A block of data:
________________________
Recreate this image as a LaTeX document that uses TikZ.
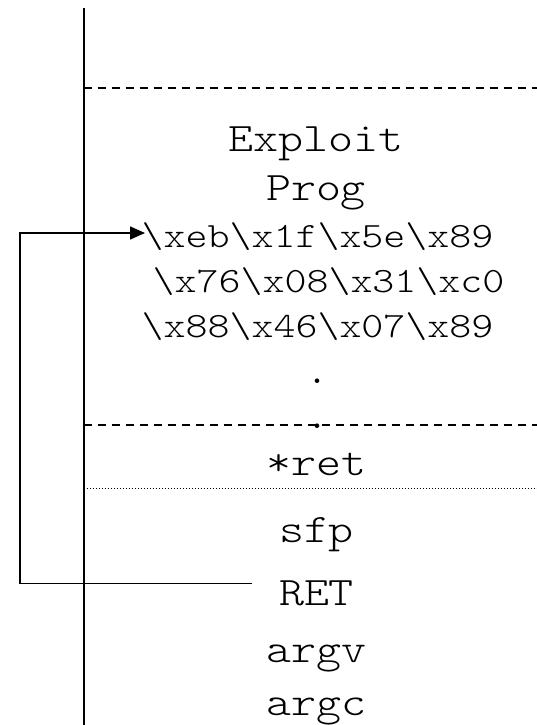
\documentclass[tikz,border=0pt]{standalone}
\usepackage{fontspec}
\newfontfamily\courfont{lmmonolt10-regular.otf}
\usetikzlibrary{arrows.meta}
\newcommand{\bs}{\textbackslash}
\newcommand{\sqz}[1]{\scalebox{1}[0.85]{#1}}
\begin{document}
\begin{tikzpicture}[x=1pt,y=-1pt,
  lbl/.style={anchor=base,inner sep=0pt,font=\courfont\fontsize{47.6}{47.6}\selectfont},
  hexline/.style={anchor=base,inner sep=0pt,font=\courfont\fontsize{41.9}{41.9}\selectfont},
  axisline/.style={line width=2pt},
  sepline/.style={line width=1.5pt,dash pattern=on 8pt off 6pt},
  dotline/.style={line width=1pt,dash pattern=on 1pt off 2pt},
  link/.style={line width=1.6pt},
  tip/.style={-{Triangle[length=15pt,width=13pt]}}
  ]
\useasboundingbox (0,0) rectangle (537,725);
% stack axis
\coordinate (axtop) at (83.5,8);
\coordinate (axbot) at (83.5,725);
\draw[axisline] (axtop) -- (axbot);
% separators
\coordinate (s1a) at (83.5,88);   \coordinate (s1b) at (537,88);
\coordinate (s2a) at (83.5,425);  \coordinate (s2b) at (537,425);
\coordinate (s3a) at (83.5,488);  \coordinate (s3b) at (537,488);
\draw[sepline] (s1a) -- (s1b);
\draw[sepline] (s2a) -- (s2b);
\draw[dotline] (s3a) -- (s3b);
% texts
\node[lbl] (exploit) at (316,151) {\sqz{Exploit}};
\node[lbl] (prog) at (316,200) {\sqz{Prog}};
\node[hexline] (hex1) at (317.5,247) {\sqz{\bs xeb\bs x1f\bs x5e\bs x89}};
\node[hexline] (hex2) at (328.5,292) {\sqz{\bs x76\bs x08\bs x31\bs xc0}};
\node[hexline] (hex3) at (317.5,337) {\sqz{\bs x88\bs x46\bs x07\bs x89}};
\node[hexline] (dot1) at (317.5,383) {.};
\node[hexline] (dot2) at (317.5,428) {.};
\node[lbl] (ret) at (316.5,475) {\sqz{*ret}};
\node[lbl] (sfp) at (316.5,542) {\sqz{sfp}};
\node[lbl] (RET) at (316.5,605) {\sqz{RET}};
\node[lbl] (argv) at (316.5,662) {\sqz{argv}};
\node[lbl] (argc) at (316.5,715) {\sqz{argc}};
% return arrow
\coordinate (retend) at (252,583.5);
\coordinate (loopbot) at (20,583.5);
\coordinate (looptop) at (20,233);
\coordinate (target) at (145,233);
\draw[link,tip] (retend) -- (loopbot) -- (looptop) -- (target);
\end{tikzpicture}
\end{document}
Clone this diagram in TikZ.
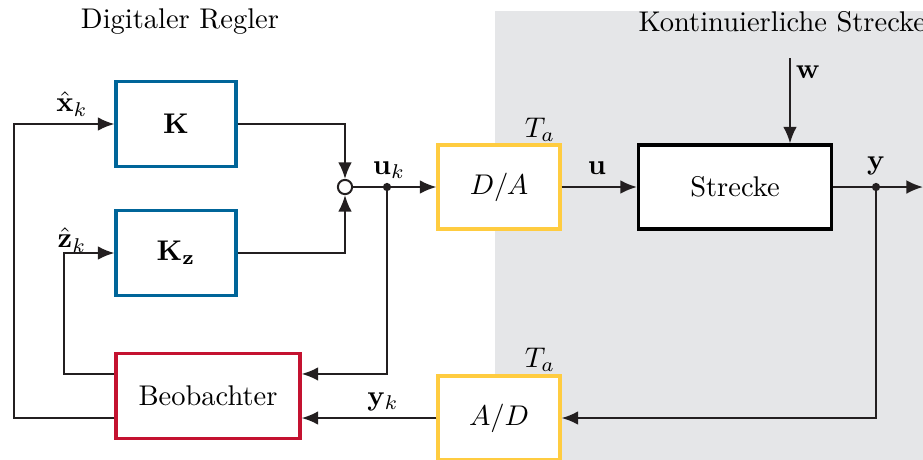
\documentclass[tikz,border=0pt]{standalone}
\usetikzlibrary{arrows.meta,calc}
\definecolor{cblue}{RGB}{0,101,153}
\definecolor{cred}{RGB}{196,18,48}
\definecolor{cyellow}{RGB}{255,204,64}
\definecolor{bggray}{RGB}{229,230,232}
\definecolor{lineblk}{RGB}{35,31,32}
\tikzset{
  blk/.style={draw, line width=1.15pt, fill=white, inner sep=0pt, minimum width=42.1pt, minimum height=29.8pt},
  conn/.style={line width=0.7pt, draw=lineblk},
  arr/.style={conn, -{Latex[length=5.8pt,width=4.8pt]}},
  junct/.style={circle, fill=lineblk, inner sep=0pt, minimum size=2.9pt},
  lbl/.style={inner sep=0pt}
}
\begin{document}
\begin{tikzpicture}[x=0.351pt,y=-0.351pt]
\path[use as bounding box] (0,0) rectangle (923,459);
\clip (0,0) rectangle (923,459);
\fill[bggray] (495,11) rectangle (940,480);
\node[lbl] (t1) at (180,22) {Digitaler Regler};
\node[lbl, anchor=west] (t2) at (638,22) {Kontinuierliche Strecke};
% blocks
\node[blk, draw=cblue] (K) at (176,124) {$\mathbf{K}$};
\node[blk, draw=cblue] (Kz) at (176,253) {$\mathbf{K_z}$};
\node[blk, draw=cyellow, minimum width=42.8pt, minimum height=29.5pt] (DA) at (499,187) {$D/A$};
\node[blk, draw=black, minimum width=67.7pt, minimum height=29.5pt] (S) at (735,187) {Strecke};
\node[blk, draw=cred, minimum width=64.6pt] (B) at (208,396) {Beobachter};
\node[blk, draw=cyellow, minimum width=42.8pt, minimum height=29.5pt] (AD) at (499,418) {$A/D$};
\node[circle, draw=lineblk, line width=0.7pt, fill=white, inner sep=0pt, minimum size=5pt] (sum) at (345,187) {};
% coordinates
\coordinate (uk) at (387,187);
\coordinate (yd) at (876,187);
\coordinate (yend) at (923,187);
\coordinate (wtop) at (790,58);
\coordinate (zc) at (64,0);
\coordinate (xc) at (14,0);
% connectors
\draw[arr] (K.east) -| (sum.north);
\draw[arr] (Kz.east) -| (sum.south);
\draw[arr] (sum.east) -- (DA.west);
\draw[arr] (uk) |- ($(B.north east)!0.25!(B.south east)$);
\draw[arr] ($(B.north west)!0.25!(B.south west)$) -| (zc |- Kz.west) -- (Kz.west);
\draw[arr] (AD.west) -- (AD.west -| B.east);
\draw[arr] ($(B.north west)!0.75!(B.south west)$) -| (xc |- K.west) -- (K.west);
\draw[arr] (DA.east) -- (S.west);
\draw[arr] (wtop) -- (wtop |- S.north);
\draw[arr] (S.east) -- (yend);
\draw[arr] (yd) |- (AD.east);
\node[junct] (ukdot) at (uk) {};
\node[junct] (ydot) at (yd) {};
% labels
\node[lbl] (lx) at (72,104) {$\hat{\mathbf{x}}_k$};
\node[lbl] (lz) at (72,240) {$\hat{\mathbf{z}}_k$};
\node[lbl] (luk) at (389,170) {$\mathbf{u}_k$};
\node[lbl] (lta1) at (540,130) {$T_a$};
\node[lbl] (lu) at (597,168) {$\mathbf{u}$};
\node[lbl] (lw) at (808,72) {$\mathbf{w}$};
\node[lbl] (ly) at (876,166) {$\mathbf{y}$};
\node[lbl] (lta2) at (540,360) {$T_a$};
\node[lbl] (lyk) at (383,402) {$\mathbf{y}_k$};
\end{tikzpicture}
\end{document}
________________________
Stated problem> Return every line of the preceding records in which the word "this" appears.

Exercise solution>
Recreate this image as a LaTeX document that uses TikZ.
Clone this diagram in TikZ.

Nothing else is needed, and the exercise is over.